↓

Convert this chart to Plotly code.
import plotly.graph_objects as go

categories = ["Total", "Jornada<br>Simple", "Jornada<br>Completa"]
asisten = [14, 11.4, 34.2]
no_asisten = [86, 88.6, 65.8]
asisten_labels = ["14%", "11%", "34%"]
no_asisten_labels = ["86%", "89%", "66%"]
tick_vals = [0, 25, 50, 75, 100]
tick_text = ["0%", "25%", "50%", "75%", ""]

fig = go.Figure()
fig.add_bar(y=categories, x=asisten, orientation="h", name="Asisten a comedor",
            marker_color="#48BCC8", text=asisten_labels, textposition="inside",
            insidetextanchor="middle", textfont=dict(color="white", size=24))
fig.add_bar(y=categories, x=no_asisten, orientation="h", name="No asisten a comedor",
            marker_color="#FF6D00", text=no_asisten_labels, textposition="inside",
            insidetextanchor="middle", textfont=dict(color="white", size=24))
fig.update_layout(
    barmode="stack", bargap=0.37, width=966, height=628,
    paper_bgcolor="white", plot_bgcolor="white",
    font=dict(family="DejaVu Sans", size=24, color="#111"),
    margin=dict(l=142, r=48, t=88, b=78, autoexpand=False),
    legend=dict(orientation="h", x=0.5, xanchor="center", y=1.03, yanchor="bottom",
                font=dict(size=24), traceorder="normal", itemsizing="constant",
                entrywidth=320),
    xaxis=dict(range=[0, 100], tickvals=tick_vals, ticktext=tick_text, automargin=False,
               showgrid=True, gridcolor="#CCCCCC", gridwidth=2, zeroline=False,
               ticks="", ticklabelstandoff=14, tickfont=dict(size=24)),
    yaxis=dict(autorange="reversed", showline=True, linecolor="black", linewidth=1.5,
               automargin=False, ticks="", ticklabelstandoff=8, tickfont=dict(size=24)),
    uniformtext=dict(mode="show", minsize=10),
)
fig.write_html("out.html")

↑
↓

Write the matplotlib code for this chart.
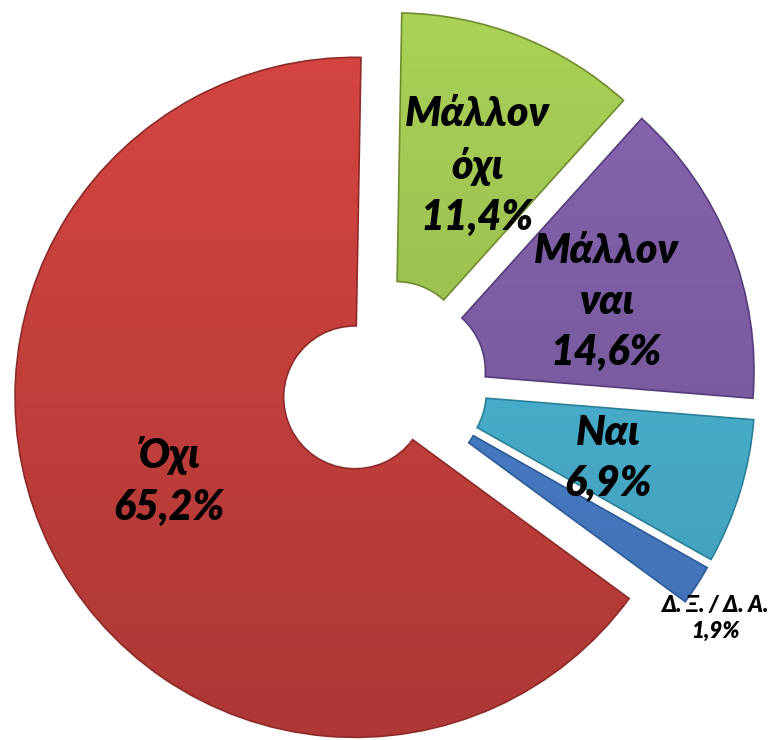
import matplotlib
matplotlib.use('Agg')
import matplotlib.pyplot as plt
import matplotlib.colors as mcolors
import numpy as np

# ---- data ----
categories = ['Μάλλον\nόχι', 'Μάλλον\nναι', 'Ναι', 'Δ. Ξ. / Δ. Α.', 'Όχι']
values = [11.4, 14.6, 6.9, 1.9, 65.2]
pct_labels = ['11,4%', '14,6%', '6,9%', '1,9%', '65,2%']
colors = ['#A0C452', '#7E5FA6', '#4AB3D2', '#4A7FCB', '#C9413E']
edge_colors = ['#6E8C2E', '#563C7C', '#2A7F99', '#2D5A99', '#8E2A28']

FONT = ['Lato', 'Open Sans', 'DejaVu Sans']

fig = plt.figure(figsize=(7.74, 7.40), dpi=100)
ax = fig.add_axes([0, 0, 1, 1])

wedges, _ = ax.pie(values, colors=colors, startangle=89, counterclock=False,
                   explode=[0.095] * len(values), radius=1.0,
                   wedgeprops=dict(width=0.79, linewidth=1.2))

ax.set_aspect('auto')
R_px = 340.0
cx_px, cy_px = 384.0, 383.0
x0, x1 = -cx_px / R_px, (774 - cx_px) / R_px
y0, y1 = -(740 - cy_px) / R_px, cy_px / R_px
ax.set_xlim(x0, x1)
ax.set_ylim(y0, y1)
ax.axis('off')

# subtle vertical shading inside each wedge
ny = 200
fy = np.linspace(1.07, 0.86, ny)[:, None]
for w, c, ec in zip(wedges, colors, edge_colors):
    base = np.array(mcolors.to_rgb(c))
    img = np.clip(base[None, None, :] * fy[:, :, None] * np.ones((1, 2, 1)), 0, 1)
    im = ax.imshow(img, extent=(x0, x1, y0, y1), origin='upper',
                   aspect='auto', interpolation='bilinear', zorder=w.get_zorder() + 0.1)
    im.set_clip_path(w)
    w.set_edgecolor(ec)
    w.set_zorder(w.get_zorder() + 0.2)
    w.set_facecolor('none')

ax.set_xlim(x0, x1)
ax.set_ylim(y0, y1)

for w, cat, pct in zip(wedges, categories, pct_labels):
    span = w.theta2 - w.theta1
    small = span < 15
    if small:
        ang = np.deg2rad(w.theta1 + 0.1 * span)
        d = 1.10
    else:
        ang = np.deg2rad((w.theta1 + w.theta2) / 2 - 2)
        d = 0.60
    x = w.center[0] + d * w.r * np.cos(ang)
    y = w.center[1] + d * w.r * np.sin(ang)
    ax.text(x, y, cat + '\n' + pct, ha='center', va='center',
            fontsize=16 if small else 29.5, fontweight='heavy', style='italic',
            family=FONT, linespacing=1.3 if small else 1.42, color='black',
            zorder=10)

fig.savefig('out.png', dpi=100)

↑

*What the task requires:* Leave out the pictures and quote exactly the lines from the one where "Write the matplotlib code for this chart." appears to the one where "ax.axis('off')" appears, both ends counted.

*Written response:*
Write the matplotlib code for this chart.
import matplotlib
matplotlib.use('Agg')
import matplotlib.pyplot as plt
import matplotlib.colors as mcolors
import numpy as np

# ---- data ----
categories = ['Μάλλον\nόχι', 'Μάλλον\nναι', 'Ναι', 'Δ. Ξ. / Δ. Α.', 'Όχι']
values = [11.4, 14.6, 6.9, 1.9, 65.2]
pct_labels = ['11,4%', '14,6%', '6,9%', '1,9%', '65,2%']
colors = ['#A0C452', '#7E5FA6', '#4AB3D2', '#4A7FCB', '#C9413E']
edge_colors = ['#6E8C2E', '#563C7C', '#2A7F99', '#2D5A99', '#8E2A28']

FONT = ['Lato', 'Open Sans', 'DejaVu Sans']

fig = plt.figure(figsize=(7.74, 7.40), dpi=100)
ax = fig.add_axes([0, 0, 1, 1])

wedges, _ = ax.pie(values, colors=colors, startangle=89, counterclock=False,
                   explode=[0.095] * len(values), radius=1.0,
                   wedgeprops=dict(width=0.79, linewidth=1.2))

ax.set_aspect('auto')
R_px = 340.0
cx_px, cy_px = 384.0, 383.0
x0, x1 = -cx_px / R_px, (774 - cx_px) / R_px
y0, y1 = -(740 - cy_px) / R_px, cy_px / R_px
ax.set_xlim(x0, x1)
ax.set_ylim(y0, y1)
ax.axis('off')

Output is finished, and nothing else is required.